Declarative DataOps

AWS revolutionized IT. Instead of managing hardware, it allowed developers to set up an entire cloud infrastructure with a few clicks of a button. AWS also released APIs to automate the clicking of said buttons, making it not only possible, but fairly easy to write a script to “create ten servers” and run it anytime you wanted. There were problems, though. For example, each time you created ten servers, you would get ten more servers! And if you weren’t careful, and ran your script too often, you could end up with thousands of servers and a scary bill. One typical solution was to try to patch it up with more complicated logic. Still, this wasn’t a silver bullet, because the script was still fragile because the state of the system was often too complex to accommodate.

Fast forward and DevOps came along and revolutionized IT again. DevOps allowed you to write scripts like “I want ten servers,” which describe, not what you wanted the system to do, but how you wanted the system to be. Instead of always creating ten new servers, the script could create or remove them depending on how many currently existed. It could adapt to all sorts of different situations and dynamically generate a plan to achieve the desired results. This made DevOps scripts reliable, which was a game-changer and enabled:

  • Version tracking. Scripts became reliable and thus reusable– and reusable scripts are worth keeping around! People would track different versions of their scripts so that if a newer version didn’t do the right thing, they could revert to running an older, working version.
  • Collaboration. Multiple people could each work on, and experiment with, independent versions of the script and then integrate their improvements back into a master version later.
  • Testing. A small instance of the infrastructure could be created for testing and, if it worked well, could be reliably recreated at-scale for use production.

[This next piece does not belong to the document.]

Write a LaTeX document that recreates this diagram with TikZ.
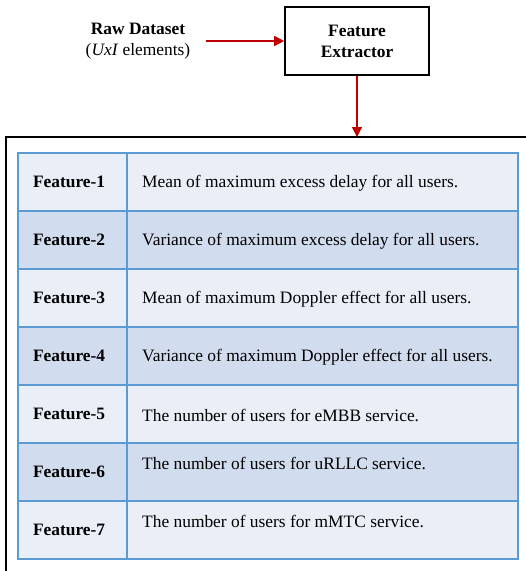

Declarative scripts, scripts that describe how a system should be, is also what enables DevOps to create reliable, reusable infrastructure-as-code that is open to collaboration and testing. It is how large DevOps teams can all work together to consistently make and deploy improvements.

By making data pipelines declarative, like in the above context, we can bring these same benefits to DataOps. One way we do this today is through Machine Learning. Instead of telling the pipeline what to do with the data in the form of complicated, fragile rules, we instead teach the system what the data should be through machine learning labels. Tamr learns the rules dynamically, adapting to the inherent nuances in the data.

Machine learning learns the rules that operate as part of the data pipeline. But we are also improving how the pipeline itself is constructed. Today, we construct pipelines by telling Tamr what to do. “Create a project, make some mappings, set the DNF, run a job, etc.” As part of our ongoing modularization work, we are making it possible to tell Tamr what the pipeline should be. For example, “run a job with this exact pipeline, including projects, mappings, DNF, etc.”

By making the construction and the execution of pipelines reliable, we will make it easier for DataOps engineers to collaborate, experiment, test, and deploy their pipelines, ultimately leading to consistent improvements in the quality and insightfulness of their data.